Here the testatrix directed that at the termination of the trust the property be distributed as provided by the general inheritance laws of Arkansas. At the time of the deaths of Cecil and Martin it would be utterly impossible to say who would take, in the case we have supposed, at the death of Martin's young widow 50 years later. Under our law the surviving descendants would then take per capita if they were related to Cecil and Martin in equal degree, but per stirpes if in unequal degree. Ark. Stat. Ann. 61-134 and -135 (Repl. 1971). If there were no surviving descendants of one brother, the entire property would go to the surviving descendants of the other. If there were no surviving descendants of either, the property would revert to the testatrix's estate and go to her collateral heirs. Thus it is really too plain for argument that the interest of every descendant (or "bodily heir") of Cecil or Martin would be contingent upon his surviving the death of Martin's widow, at which time — and only at which time — the title would finally vest.

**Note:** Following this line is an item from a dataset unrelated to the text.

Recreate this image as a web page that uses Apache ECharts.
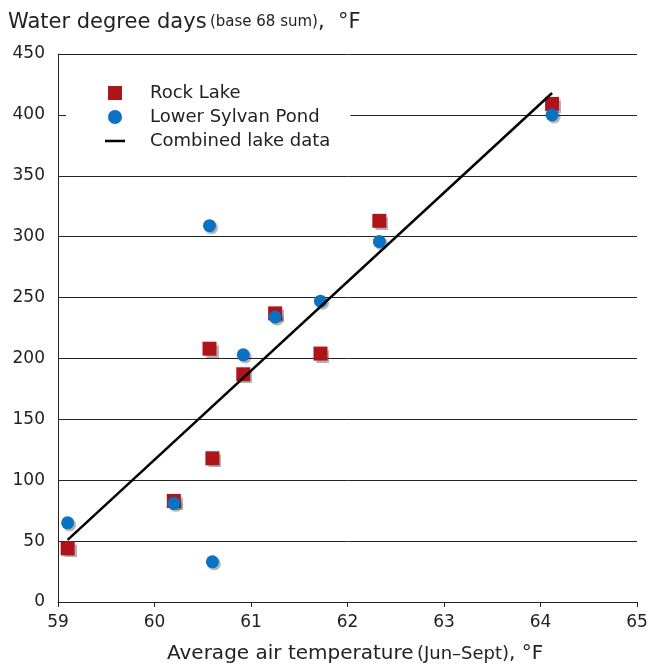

A subordinate issue, that of estoppel, is relied upon by the dissenting opinion. Cecil certainly did not represent that the trust, as distinguished from the will, was valid, nor did the bank nor anyone else rely to its detriment upon the supposed validity of the trust.
Reversed and remanded for further proceedings.
HICKMAN, J., dissents.
I would not reach the question of the rule against perpetuities.
The appellant in 1967 personally filed a petition asking that the instrument be admitted to probate. Later he Was notified a question was raised regarding an interpretation of the trust provision. The estate was finally closed.
The chancellor found the appellant was estopped to now question the document. Twelve years is a rather long time for one to wait to object to something one initiated and in effect approved in the first place. The chancellor's findings in this regard are not to be set aside unless clearly erroneous. Ferguson v. Guydon, 148 Ark. 295, 230 S.W. 260 (1921); Rules of Civil Procedure, Rule 52.